Si nous avons fait cette erreur qui nous affaiblit aujourd’hui et nous désigne comme l’ennemi principal du djihadisme, c’est parce que nous n’avons pas tenu compte de l’Histoire. Nous avons perdu de vue la notion de zone d’influence. La nôtre, depuis des décennies, c’est l’Afrique et la rive sud de la Méditerranée. Hier, nous sommes intervenus au Mali et en Centrafrique et nous avons eu raison. Aujourd’hui, c’est en Libye que se trouve la véritable urgence. Il faut savoir que se mettent en place de véritables autoroutes de migration à travers le Sahel, qui débouchent sur les territoires tenus par Daech sur les côtes libyennes. Dès le printemps prochain, des masses de réfugiés débarqueront ainsi dans des proportions inégalées sur les côtes européennes,
Malheureusement, dispersés dans une guerre aléatoire et coûteuse au Moyen-Orient, nos moyens ne nous permettent plus d’agir en Libye, sauf à opérer (et je l’espère) une révision déchirante.
R. G. Il est indispensable de dissocier le moment d’assumer une émotion et le moment de prendre une décision stratégique. Sur l’affaire de la noyade du petit Aylan, Mme Merkel était en droit de dire son émotion. Elle pouvait même ajouter qu’elle allait organiser une réunion des puissances méditerranéennes pour éviter ce type de drame.
La faute de Mme Merkel est de ne pas avoir consulté ses partenaires étrangers et, chez elle, ses démographes et sociologues, avant de prononcer sa déclaration stratégique des 800 000 places offertes aux migrants en Allemagne, avec l’enseignement, la santé et le logement gratuits. Elle a ainsi mis en mouvement des dizaines de millions de miséreux à travers la planète ; pas seulement en Syrie, mais aussi en Afghanistan, en Érythrée, au Maghreb et en Afrique noire.

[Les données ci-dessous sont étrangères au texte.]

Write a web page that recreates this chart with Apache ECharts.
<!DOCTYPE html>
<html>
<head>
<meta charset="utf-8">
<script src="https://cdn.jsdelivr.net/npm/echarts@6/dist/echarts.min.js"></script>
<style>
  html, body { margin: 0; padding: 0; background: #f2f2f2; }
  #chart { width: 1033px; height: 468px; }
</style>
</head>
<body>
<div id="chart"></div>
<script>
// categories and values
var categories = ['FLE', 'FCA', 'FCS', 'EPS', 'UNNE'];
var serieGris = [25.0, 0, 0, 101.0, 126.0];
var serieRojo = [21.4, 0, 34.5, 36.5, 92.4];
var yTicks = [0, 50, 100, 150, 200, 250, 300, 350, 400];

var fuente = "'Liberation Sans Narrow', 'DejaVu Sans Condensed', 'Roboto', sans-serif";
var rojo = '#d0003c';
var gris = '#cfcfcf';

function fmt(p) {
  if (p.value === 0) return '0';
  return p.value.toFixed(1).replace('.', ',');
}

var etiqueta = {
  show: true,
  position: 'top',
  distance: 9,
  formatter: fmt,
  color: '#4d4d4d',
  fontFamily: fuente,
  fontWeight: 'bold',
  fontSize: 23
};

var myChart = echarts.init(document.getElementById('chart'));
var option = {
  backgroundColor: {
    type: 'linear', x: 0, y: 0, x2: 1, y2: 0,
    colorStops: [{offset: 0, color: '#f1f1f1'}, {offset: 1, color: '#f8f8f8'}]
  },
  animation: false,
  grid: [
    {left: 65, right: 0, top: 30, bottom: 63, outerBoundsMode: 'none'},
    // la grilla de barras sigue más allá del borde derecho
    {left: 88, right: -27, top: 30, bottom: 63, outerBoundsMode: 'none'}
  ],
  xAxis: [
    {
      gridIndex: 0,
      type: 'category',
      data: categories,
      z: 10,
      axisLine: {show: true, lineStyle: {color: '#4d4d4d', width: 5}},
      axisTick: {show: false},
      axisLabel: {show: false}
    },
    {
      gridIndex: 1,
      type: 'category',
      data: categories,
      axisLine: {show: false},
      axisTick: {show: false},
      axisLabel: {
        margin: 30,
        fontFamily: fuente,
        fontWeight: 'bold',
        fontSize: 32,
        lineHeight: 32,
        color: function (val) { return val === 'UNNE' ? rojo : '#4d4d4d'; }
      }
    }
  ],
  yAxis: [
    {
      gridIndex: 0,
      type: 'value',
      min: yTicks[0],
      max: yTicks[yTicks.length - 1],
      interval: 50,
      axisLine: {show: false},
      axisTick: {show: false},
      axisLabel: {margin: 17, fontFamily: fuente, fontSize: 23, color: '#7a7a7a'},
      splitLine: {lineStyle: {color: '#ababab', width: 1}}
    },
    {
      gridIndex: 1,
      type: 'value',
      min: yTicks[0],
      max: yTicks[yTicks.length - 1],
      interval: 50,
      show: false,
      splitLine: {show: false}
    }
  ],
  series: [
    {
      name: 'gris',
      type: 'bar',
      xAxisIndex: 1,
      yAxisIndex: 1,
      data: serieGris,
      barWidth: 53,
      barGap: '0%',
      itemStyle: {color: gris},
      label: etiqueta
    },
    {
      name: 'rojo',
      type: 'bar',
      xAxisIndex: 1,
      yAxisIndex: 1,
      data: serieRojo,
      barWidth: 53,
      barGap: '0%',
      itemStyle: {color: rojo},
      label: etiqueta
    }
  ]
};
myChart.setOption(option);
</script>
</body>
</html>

Si elle avait dissocié l’émotion de la décision géopolitique, elle n’aurait pas prononcé cette phrase. Elle se serait interrogée sur la réussite de l’intégration de la communauté turque en Allemagne, sur le succès du multiculturalisme, sur la bonne réception de la religion musulmane. Elle aurait mieux réfléchi à l’impact de l’arrivée d’un million de musulmans en Allemagne. Elle se serait souvenue que les hommes ne sont pas que des êtres économiques, et qu’ils sont avant tout des êtres culturels.

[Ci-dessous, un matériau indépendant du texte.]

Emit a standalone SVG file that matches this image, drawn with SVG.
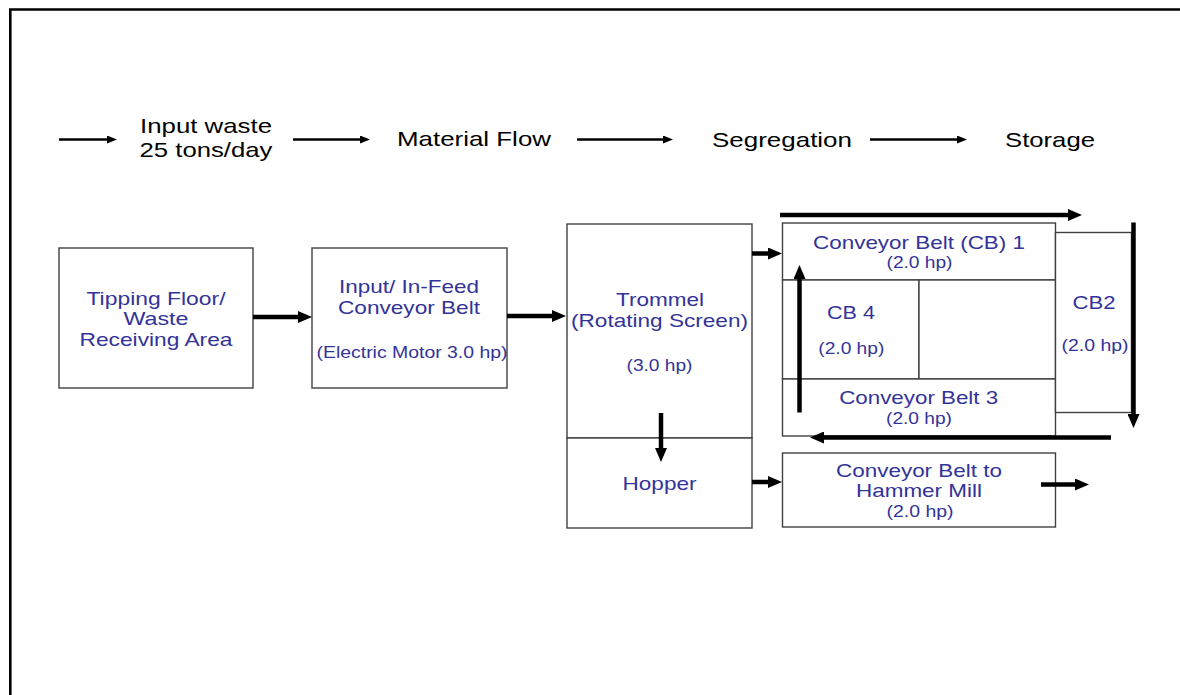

LE FIGARO. La crise des migrants est insoluble…
R. G. Sur la question des migrants, il faudra faire preuve de pragmatisme et de fermeté. En Libye, une tutelle occidentale paraît indispensable.
En ce qui concerne le Levant, les Occidentaux devront se montrer fermes à l’égard de la Turquie. M. Erdogan est en partie responsable du grand nombre de réfugiés syriens qui sont sur son territoire. Il a aidé l’opposition à passer à la guerre armée contre le régime de Damas. Si Ankara était resté neutre dans cet affrontement syrien entre baasistes et islamistes, la Turquie pourrait aujourd’hui jouer le rôle utile de conciliateur. Sur la crise des migrants, la Turquie a une police et une marine contrôlant parfaitement les côtes d’Asie mineure. Erdogan a les moyens de contenir cet afflux de migrants, mais il préfère exercer un chantage intolérable sur l’Europe.

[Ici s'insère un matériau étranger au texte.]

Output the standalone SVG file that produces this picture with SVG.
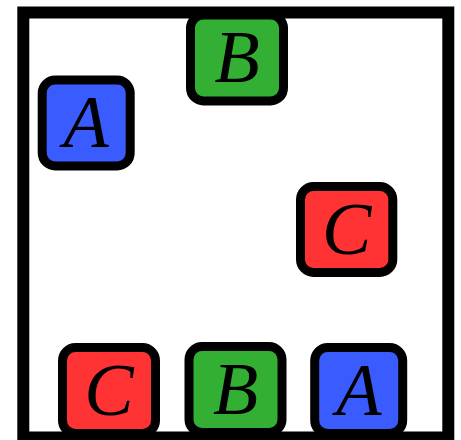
<svg xmlns="http://www.w3.org/2000/svg" width="461" height="440" viewBox="0 0 461 440">
<style>
.box{stroke:#000;stroke-width:9}
.a{fill:#3a5cff}.b{fill:#33b033}.c{fill:#ff3333}
text{font-family:"Liberation Serif","DejaVu Serif",serif;font-style:italic;font-size:74px;text-anchor:middle;fill:#000}
</style>
<rect x="23.3" y="12.5" width="425" height="425" fill="#fff" stroke="#000" stroke-width="12"/>
<g id="A1"><rect class="box a" x="42.2" y="80" width="88" height="86" rx="13"/><text x="86.2" y="147">A</text></g>
<g id="B1"><rect class="box b" x="190.5" y="15" width="93" height="86" rx="13"/><text x="237" y="82">B</text></g>
<g id="C1"><rect class="box c" x="300.5" y="186.5" width="92.3" height="86" rx="13"/><text x="346.7" y="253.5">C</text></g>
<g id="C2"><rect class="box c" x="62.5" y="347.5" width="93" height="86" rx="13"/><text x="109" y="414.5">C</text></g>
<g id="B2"><rect class="box b" x="189" y="346.5" width="93" height="86" rx="13"/><text x="235.5" y="413.5">B</text></g>
<g id="A2"><rect class="box a" x="314.7" y="347.5" width="88" height="86" rx="13"/><text x="358.8" y="414.5">A</text></g>
<g id="connectors"></g>
</svg>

Il n’est pas anormal que la Turquie demande une aide financière à la communauté internationale pour les réfugiés qu’elle accueille chez elle. Mais les États-Unis devraient être les principaux contributeurs, car ce sont eux les principaux responsables de ce chaos, avec leur invasion militaire de l’Irak en 2003.
J.-C. R. Notre attitude doit être double:
-> Sauver le droit d’asile, en continuant à accueillir avec humanité ceux qui sont véritablement l’objet de persécution. Pour les autres, il faut faire en sorte qu’ils puissent trouver assistance et protection à proximité de chez eux pour pouvoir y rentrer dès que la guerre va se terminer.
-> Restaurer une autorité en Libye et aider ce pays, par une action massive, sous tutelle internationale à retrouver la souveraineté de son territoire et de ses côtes. C’est dans toute l’Afrique que se mettent en place aujourd’hui de nouvelles traites négrières dont le débouché sera la côte libyenne et dont les organisateurs sont les djihadistes internationaux. Lutter contre ce drame humain est un combat prioritaire et si l’on veut vraiment lancer la France dans une guerre, c’est celle-là qu’il faut déclarer.